Temperature stable, polymeric thin-film composite membrane for hydrogen separation


The high temperatures and aggressive chemical conditions of many relevant industrial processes such as the hydrogen production from hydrocarbon fuel sources restrict the use of polymeric membranes for gas separations (GS) that could make such processes more efficient and environmentally friendlier whilst reducing their operational costs. Therefore, this work was centered on the development of a thin-film composite membrane (TFCM) prepared with high-performance polymeric materials capable of withstanding temperatures above 200 °C in industrial GS applications and which could eventually be integrated to perform in situ separations in a reactor.
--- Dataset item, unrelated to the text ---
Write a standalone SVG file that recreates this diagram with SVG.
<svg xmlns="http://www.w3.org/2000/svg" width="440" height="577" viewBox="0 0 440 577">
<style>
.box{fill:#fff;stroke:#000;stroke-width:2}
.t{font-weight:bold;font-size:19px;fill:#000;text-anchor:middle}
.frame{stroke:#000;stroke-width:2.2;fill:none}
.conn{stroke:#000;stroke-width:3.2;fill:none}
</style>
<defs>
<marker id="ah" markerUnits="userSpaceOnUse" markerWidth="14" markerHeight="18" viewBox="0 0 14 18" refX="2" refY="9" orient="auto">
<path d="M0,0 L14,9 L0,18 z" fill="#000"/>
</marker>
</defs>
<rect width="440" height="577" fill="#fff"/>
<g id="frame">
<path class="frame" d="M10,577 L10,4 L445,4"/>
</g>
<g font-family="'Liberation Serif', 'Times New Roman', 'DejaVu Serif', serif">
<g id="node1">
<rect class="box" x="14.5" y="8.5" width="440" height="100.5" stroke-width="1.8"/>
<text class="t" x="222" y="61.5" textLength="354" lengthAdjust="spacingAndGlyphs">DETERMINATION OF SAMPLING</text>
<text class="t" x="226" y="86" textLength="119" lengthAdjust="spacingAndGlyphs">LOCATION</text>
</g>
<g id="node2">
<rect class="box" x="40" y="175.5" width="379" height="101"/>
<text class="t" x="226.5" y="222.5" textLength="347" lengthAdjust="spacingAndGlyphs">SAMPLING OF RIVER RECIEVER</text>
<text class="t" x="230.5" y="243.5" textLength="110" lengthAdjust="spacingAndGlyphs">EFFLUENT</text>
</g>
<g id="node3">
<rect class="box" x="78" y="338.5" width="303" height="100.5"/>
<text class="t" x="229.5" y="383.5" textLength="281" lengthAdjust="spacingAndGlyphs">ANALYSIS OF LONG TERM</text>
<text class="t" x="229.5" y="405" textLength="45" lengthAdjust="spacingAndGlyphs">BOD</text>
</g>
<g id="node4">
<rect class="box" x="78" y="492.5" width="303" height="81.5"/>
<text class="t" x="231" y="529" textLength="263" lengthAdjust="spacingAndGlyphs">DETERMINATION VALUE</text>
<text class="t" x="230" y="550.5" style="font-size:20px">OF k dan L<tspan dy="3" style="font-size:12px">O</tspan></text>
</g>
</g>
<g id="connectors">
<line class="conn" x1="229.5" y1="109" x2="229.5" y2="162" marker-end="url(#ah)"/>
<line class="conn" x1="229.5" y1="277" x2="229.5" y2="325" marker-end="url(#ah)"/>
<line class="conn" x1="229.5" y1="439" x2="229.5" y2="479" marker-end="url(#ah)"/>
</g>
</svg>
An innovative prototypical three-layered TFCM featuring the polyimide 6FDA-6FpDA as selective layer deposited on a cross-linked (CL) Matrimid® 5218 (Matrimid) porous support prepared on a thermally stable polyphenylene sulfide (PPS) nonwoven was investigated in two different gas permeation experimental facilities in a range from 30 to 200 °C and feed pressures of up to 10 bar. The TFCM exhibited low permeances compensated by outstanding ideal selectivities for H2/CO2, H2/CH4 and O2/N2 gas pairs. This behavior was attributed to the formation of an interpenetrating network between 6FDA-6FpDA and Matrimid, caused by a swelling effect of the solvent used to form the selective layer on the surface of the cross-linked Matrimid porous membrane. A drop in membrane performance was observed above 170 °C due to a reduction in the thermal stability of the CL Matrimid resulting from the opening of the imide rings of the polyimide backbone during the cross-linking reaction.